The first agent IDE

LangChain releases LangGraph Studio, a company seeks to build universal AI employees, and more

🔍 Spotlight

Code frameworks for building AI agents are a dime a dozen these days, but this week saw the launch of something new: the first integrated development environment (IDE) purpose-built for creating agent systems.

Since the dawn of LLMs’ mainstream popularity at the beginning of 2023, LangChain has been one of the most widely used tools to facilitate their use in complex applications, and LangGraph, its standalone agent orchestration framework, has been a leader in the agent subfield. LangGraph enables users to define agent workflows as connected graphs of components such as LLM calls, databases, human input, and more.

Now, LangGraph has released an open beta of LangGraph Studio, an IDE specifically built around AI agents. Using it, agents can be constructed in code then visualized in graph form with a GUI, which allows developers to run only specific components one at a time, debugging them individually without needing to rerun the entire workflow.

LangGraph studio is currently free to use, requiring only that users sign up for a free LangSmith account. While the wording of LangChain’s announcement hints that the program may be put behind a paywall later in its development cycle, the rapid proliferation of agent frameworks makes it likely that open-source alternatives will emerge relatively soon. The launch of the first agent IDE is a significant indicator of the field’s maturation, as well as the demand for specialized tools to support the growing body of agent developers.

đź“° News

Ema, a startup founded by Google employees that recently emerged from stealth, has raised $36 million in a Series A round, bringing its total fundraising haul to $61 million. Unlike many agent startups which seek to automate a narrow industry or role, Ema has a more ambitious goal of providing AI employees capable of handling a wide range of tasks, from customer support to sales to legal compliance.

In this X thread, the co-founder of AgentOps recaps the impressive range of features launched by agent companies just this week.

Semantic Kernel is a framework for connecting LLMs to various APIs in order to build AI-powered applications.
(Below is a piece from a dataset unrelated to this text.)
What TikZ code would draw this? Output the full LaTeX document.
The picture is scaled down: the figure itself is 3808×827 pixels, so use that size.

Now, the SDK is releasing autonomous agents as an experimental feature, allowing multi-agent systems to be built and integrated with its workflows.

Lagent is the latest addition to the family of agent frameworks, providing a more minimalistic interface relative to established packages like AutoGen and CrewAI.
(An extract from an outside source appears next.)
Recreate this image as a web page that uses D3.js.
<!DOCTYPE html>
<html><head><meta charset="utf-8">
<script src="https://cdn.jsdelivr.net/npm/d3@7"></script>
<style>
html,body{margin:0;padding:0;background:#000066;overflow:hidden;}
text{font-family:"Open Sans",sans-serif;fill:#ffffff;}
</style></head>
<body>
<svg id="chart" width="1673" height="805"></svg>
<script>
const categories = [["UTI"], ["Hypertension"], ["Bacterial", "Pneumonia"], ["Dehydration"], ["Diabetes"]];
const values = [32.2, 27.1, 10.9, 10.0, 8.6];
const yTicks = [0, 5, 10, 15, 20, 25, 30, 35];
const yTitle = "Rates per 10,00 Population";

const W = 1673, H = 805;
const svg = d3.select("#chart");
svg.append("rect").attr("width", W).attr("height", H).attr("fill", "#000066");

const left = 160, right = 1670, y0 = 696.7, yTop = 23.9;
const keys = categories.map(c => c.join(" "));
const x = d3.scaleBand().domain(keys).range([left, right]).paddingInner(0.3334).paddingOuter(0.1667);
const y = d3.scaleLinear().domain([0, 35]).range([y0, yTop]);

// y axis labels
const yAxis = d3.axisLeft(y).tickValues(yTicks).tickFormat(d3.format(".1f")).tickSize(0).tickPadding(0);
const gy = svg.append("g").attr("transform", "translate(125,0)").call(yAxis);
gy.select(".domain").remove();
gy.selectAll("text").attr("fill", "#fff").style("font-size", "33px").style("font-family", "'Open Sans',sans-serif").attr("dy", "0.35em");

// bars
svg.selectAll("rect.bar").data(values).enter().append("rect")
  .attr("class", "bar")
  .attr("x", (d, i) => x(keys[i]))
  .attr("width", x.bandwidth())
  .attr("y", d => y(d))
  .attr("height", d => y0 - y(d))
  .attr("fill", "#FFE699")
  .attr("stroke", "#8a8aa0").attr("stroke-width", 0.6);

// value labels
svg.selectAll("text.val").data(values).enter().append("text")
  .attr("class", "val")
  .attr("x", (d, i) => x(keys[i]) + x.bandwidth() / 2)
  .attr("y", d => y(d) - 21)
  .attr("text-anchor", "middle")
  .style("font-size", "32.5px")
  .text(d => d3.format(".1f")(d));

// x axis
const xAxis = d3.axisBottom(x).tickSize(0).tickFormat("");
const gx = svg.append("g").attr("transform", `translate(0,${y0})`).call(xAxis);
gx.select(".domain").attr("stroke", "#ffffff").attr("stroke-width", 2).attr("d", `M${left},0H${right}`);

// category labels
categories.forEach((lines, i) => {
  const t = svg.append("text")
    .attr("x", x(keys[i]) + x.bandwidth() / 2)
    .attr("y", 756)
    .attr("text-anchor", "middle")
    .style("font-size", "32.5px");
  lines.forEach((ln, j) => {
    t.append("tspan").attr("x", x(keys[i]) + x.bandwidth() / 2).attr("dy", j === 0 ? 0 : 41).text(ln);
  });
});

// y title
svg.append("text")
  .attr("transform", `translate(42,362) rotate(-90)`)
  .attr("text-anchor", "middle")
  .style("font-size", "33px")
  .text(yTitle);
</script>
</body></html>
Most AI agents are currently powered by frontier LLMs run in large, centralized datacenters by major providers such as OpenAI. Code Metal is a new startup which has raised over $16 million to enable agent workflows to be run on edge computing devices instead.

đź§Ş Research

Fine-tuning of LLMs on successful agent trajectories has shown positive results in improving performance, but collecting such data manually can be labor-intensive. This paper introduces AgentGen, a method for automated generation of novel agent trajectories. Agents employing Llama-3 8B fine-tuned using AgentGen can surpass GPT-3.5 and sometimes even GPT-4 in performance.

Massive Multitask Language Understanding (MMLU) is a popular benchmark for ranking large language models’ capabilities. The authors of this paper propose an analogue for agents—Massive Multitask Agent Understanding (MMAU)—which evaluates agents on several common application domains, such as tool use, coding, and mathematics.
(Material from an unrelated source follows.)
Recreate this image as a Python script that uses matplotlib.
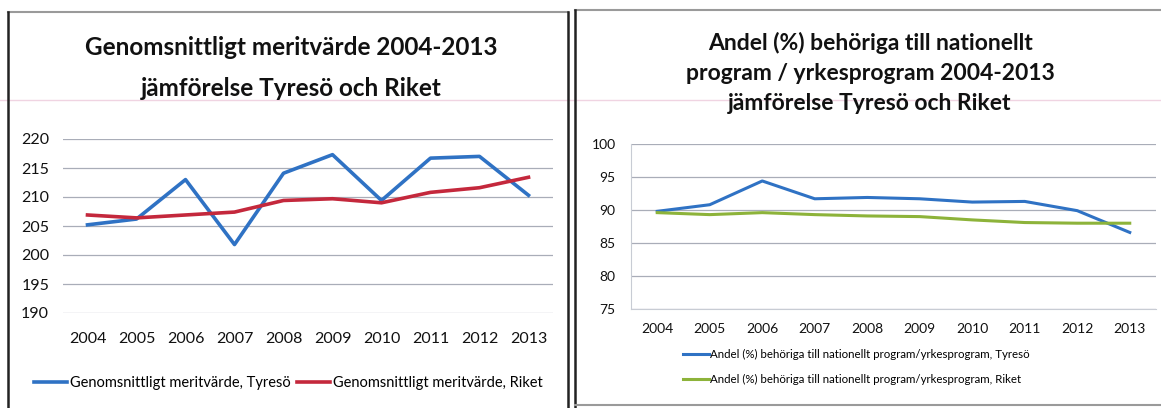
import matplotlib.pyplot as plt
from matplotlib.lines import Line2D

plt.rcParams['font.family'] = ['Lato', 'DejaVu Sans']

# Data
years = ["2004", "2005", "2006", "2007", "2008", "2009", "2010", "2011", "2012", "2013"]
merit_tyreso = [205.2, 206.2, 213.0, 201.8, 214.1, 217.3, 209.4, 216.7, 217.0, 210.3]
merit_riket = [206.9, 206.4, 206.9, 207.4, 209.4, 209.7, 209.0, 210.8, 211.6, 213.4]
andel_tyreso = [89.8, 90.8, 94.4, 91.7, 91.9, 91.7, 91.2, 91.3, 89.9, 86.6]
andel_riket = [89.6, 89.3, 89.6, 89.3, 89.1, 89.0, 88.5, 88.1, 88.0, 88.0]

blue = "#2f72c4"
red = "#c4283c"
green = "#8db33a"
grid_col = "#a9adb8"

W, H = 1161, 408
fig = plt.figure(figsize=(W / 100, H / 100), dpi=100)
fig.patch.set_facecolor("white")


def px(x0, y0, x1, y1):
    # pixel box (top-left origin) -> figure fraction [l, b, w, h]
    return [x0 / W, 1 - y1 / H, (x1 - x0) / W, (y1 - y0) / H]


def hline(x0, x1, y, **kw):
    fig.add_artist(Line2D([x0 / W, x1 / W], [1 - y / H, 1 - y / H], **kw))


def vline(x, y0, y1, **kw):
    fig.add_artist(Line2D([x / W, x / W], [1 - y0 / H, 1 - y1 / H], **kw))


# panel frames (scanned page look)
hline(0, W, 100, color="#f0d4e2", lw=1.0)
hline(8, 568, 12, color="#9a9a9a", lw=1.5)
hline(575, W, 10, color="#9a9a9a", lw=1.5)
vline(8, 12, H, color="#222222", lw=1.8)
vline(568, 12, H, color="#222222", lw=1.8)
vline(575, 10, H, color="#222222", lw=1.8)
hline(575, W, 405, color="#9a9a9a", lw=1.5)

x = list(range(len(years)))

# ===== Left chart =====
ax1 = fig.add_axes(px(63, 139, 553, 313))
ax1.plot(x, merit_tyreso, color=blue, lw=2.6, label="Genomsnittligt meritvärde, Tyresö")
ax1.plot(x, merit_riket, color=red, lw=2.6, label="Genomsnittligt meritvärde, Riket")
ax1.set_xlim(-0.5, len(years) - 0.5)
ax1.set_ylim(190, 220)
ax1.set_yticks(range(190, 221, 5))
ax1.set_xticks(x)
ax1.set_xticklabels(years)
ax1.grid(axis="y", color=grid_col, lw=0.9)
ax1.set_axisbelow(True)
for s in ax1.spines.values():
    s.set_visible(False)
ax1.tick_params(length=0, labelsize=11.5, colors="#111111")
ax1.tick_params(axis="x", pad=14)
ax1.tick_params(axis="y", pad=10)
fig.text(291 / W, 1 - 68 / H, "Genomsnittligt meritvärde 2004-2013\njämförelse Tyresö och Riket",
         ha="center", va="center", fontsize=17.5, fontweight="bold", linespacing=1.95, color="#111111")
ax1.legend(loc="center", bbox_to_anchor=(0.46, -0.405), ncol=2, frameon=False, fontsize=10.5,
           handlelength=2.3, handletextpad=0.2, columnspacing=0.4)

# ===== Right chart =====
ax2 = fig.add_axes(px(631, 144, 1156, 309))
ax2.plot(x, andel_tyreso, color=blue, lw=2.2,
         label="Andel (%) behöriga till nationellt program/yrkesprogram, Tyresö")
ax2.plot(x, andel_riket, color=green, lw=2.2,
         label="Andel (%) behöriga till nationellt program/yrkesprogram, Riket")
ax2.set_xlim(-0.5, len(years) - 0.5)
ax2.set_ylim(75, 100)
ax2.set_yticks(range(75, 101, 5))
ax2.set_xticks(x)
ax2.set_xticklabels(years)
ax2.grid(axis="y", color=grid_col, lw=0.9)
ax2.set_axisbelow(True)
for s in ax2.spines.values():
    s.set_visible(False)
ax2.spines["left"].set_visible(True)
ax2.spines["left"].set_color("#c8ccd4")
ax2.spines["bottom"].set_visible(True)
ax2.spines["bottom"].set_color("#c8ccd4")
ax2.tick_params(length=0, labelsize=10, colors="#111111")
ax2.tick_params(axis="x", pad=10)
ax2.tick_params(axis="y", pad=11)
fig.text(870 / W, 1 - 73 / H, "Andel (%) behöriga till nationellt\nprogram / yrkesprogram 2004-2013\njämförelse Tyresö och Riket",
         ha="center", va="center", fontsize=16.5, fontweight="bold", linespacing=1.55, color="#111111")
ax2.legend(loc="upper left", bbox_to_anchor=(0.08, -0.18), ncol=1, frameon=False, fontsize=8.3,
           handlelength=2.2, handletextpad=0.15, labelspacing=1.2)

fig.savefig("out.png", dpi=100)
AppWorld is a new framework for evaluating LLM agents’ ability to perform everyday digital tasks in nine commonly-used apps such as Amazon and Venmo. It provides an execution environment for the agents, as well as a benchmark suite of 750 tasks requiring complex, multi-step reasoning and interactive code generation.

Persona agents, which are assigned to take on the personality of a given person or profession in order to play a role, have been the subject of increasing interest in a variety of fields from therapy to video games. PersonaGym provides a new benchmark for testing how well persona agents’ responses to a range of questions conform to their assigned personalities.

🛠️ Useful stuff

The author of this piece implements a simple agent in both AutoGen and LangGraph and compares the pros and cons of each of the two popular agent frameworks.

After unsuccessfully experimenting with Directed Acyclic Graphs (DAGs) for agent systems, LlamaIndex has rolled out a new method of building agents using event-driven workflows. The linked blog post provides an interesting and thoughtful analysis of the drawbacks of rendering agents as DAGs.

SWE-Bench is a leading benchmark for evaluating coding agents such as Devin. This tutorial shows how to test an agent on SWE-Bench using LangSmith.

Microsoft and Stanford University recently launched Trace, a tool for optimizing AI agents similarly to how the underlying neural networks can be optimized using AutoDiff. Now, Trace has been released as an open-source Python library.

đź’ˇ Analysis

There has been a recent boom in AI devices and wearables like the HumaneAiPin and Rabbit R1, while big tech companies have simultaneously demoed assistant agents such as Google’s Project Astra. The two trends are likely to converge, the author of this piece believes, with the imminent launch of agent-integrated wearable devices by companies such as Meta.

A new report by the consulting firm Capgemini expects autonomous AI agents in the workplace to arrive in 2025, with 82% of companies surveyed for the report planning to integrate AI agents into their operations within 1-3 years.